The whimsical adventure feature film of Sherlock and Mycroft Holmes’ teenage sister Enola Holmes is about the life of the titular young teenage girl and her pursuit for her mother Eudoria Holmes who disappeared at once.

Her advent search entangles with a runaway young lord. The entire narrative is based on Nancy Springer’s book series The Enola Holmes Mysteries, a feminist retort to male-dominant stories of Sir Arthur Conan Doyle’s tales of Sherlock Holmes. More than the entertainment, this film has many insights into feminism. However, this feature cannot be isolated from the celluloid of Arthur Conan Doyle’s Sherlock Holmes.

A mother’s struggle to shield her daughter’s upbringing from the patriarchy and structured inequalities of the outside world is shown. At the same time, Enola Holmes manages to be a good detective and a stereotype breaker. The magnificent teaching methods of Eudoria in learning physical tasks like Jiu-Jitsu, Bow and arrow along with reading literature, History, Science, Chemistry and most importantly mental games like Chess and jumbled letters.

Her name ‘Enola’ explains that a woman alone is enough to work on her own. Proving that a girl is free to do anything.

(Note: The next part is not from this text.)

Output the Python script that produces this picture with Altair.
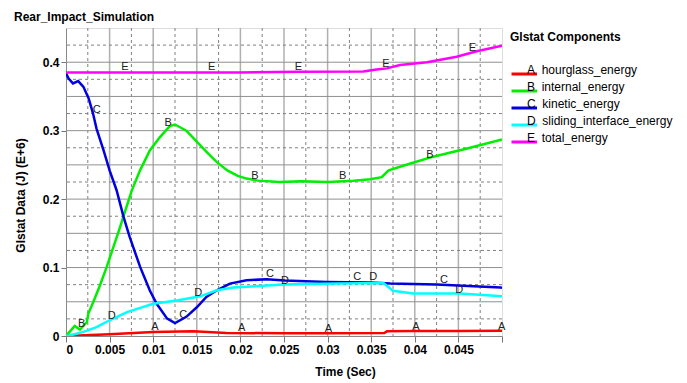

Eudoria Holmes’ most valued privacy and foreseeing of the future world explains the strength a female could have. I cannot ignore the fact that how a son is very much uninterested in the freedom of women rather supporting the systematic stereotype thought of women meant to impress the opposite gender.

Mansplaining the dignity of a woman and the duties of a woman rearing a child by the very own son of a mother, by calling a free-spirited woman and her child while being her own son. Somehow, she has set an example to mother a child and gear up their abilities for the future.

Her name ‘Enola’ explains that a woman alone is enough to work on her own.

Another interesting character, Edith Grayton, a friend of Eudoria and determined to achieve the change by means of being self-reliant and teaching martial arts to other like-minded young women for the complot to fight against the oppression of women and the disaster ought to come during the Reform bill of 1884 in the UK.  The movie also shows Ms Harrison, an educator herself grooms young girls with corsets and hip risers to please and marry men to fit into society.

The patriarchal rule by son after father, even by dominating his mother is noticed. Sherlock’s uninterested stand in emotions and society but curiosity, Mycroft’s conditioned and compulsive authority over his sister made Eudoria to prepare her daughter for the damage the outside world is going to do. Every scene appreciates the double standards of polite society sarcastically like the corset- a symbol of repression to those who are forced to wear it, how mean and wicked the civilized people are to the newcomers.

This movie also shows how a mother lives off her dream and lets her daughter live the life she wanted and reminds her to be excited but not disappointed for what is coming. Not involving in nature’s course leaving whatever happens in life it is the art you relieve yourself is a bit contentious. The narrative of the movie moves from the dialogue ‘Perhaps she wants to change the world’ to ‘perhaps the world needs changing’ is the point we are stuck with.